Ces derniers mois il y a de plus en plus de peintures sur les murs ministériels et les façades d’entreprises privées, les tee-shirts avec punchline ça passe bien à la caméra aussi, et n’oublions pas la sauce tomate sur les vitres blindées dans les temples de l’art. Nous comprenons la bonne volonté de ces tentatives bien que nous doutions de l’efficacité politique en-soi de ces gestes médiatiques ; les réactions de censures et de répressions des pouvoirs en place sont cependant intéressantes, elles ne se cachent plus d’une certaine manière, ça coupe juste l’image en direct. Peut-être alors faut-il les penser comme un échiquier, une composition de moments et de gestes, qui si elles sont jouées en même temps telles des symphonies cela aurait alors l’allure d’un hacking médiatique - comme une attaque de déni de service, cette stratégie informatique de saturation d’un serveur pour le faire crasher. Une histoire d’échelle et de proportions des demandes et des perceptions, dont l’ampleur des contestations actuelles qui larvent autour des retraites sera peut-être propice. Une coordination de concordances qui demande un coup de dé qui jamais n’abolira le hasard, ce précieux mélange de non-anticipation et d’accomplissement maîtrisé que les pratiques poétiques ont en commun, la surprise de nos confiances partagées.

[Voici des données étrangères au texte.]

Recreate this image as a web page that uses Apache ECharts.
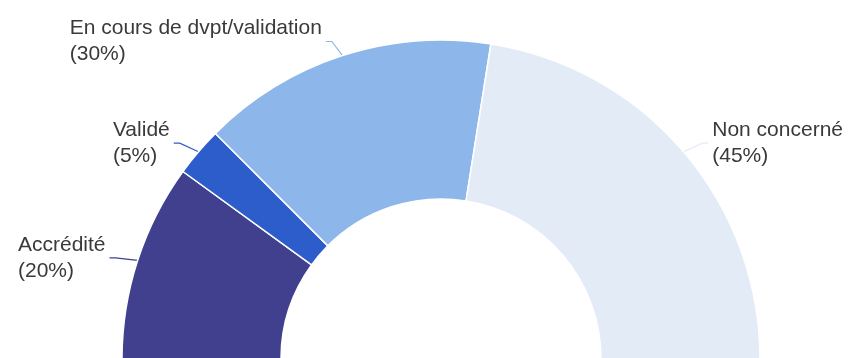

Essayer de discerner plus en détails ces lieux de pouvoirs symboliques qui ne sont pas forcément sur les voies publiques, faire remonter aux regards collectifs ce qui est encore caché, là où se réfugient ces apparences de puissances. Ou autrement dit, le principe des “cheveux de riches” : le privilège du pouvoir se soigne et se montre, le cheveu est soyeux, il y a le temps et la ressource pour en prendre soin. Une anecdote récente d’un murmure de petites mains brodeuses dans une grande maison de couture de luxe parisienne nous semble montrer le chemin qu’il y a encore à faire entre la performativité d’une sauce colorée et son efficacité comme menace politique des pouvoirs en place. Les ateliers de haute-couture les plus en vue sont ponctuellement visités à titre médiatico-symbolique par nos plus sympathiques chiens pourris, et ces derniers mois autant pour la visite présidentielle que pour la troisième fortune française et sa famille le processus de préparation des espaces, et du temps auquel cela a été consacré, est vraiment croustillant et quasi similaire. Il a été question de tout nettoyer esthétiquement, avec l’association au sécuritaire bien sûr, c’est-à-dire d’épurer et d’anticiper tous les espaces de travail mais aussi ceux des pauses : il n’y avait plus de poubelles nulle part, on ne savait plus où jeter son gobelet de café pendant des jours ; nous sommes chez les brodeuses qui cousent et coupent des fils et des tissus et manipulent des centaines de perles, et qui se retrouvent avec d’autres petites mains employées littéralement à leurs pieds pour balayer, nettoyer chaque fil et chaque impureté visuelle en prévision de la sainte visite. Pur absurde quotidien. Les murs des halls d’accueil et autres espaces de transits ont été repeints entièrement, bien bien blancs. Plusieurs jours de gesticulations pour dix minutes de visite et pouvoir admirer ces si beaux cheveux brillants. Procession royale on dirait, et disproportions totales des temps investis pour servir ces précieux regards, qui daignent se montrer aux petites mains qui leur rapporte de l’argent. Il y a sûrement plein d’histoires de ce genre dans plein d’endroits, des moments de fun à trouver ailleurs que sur des vitres blindées.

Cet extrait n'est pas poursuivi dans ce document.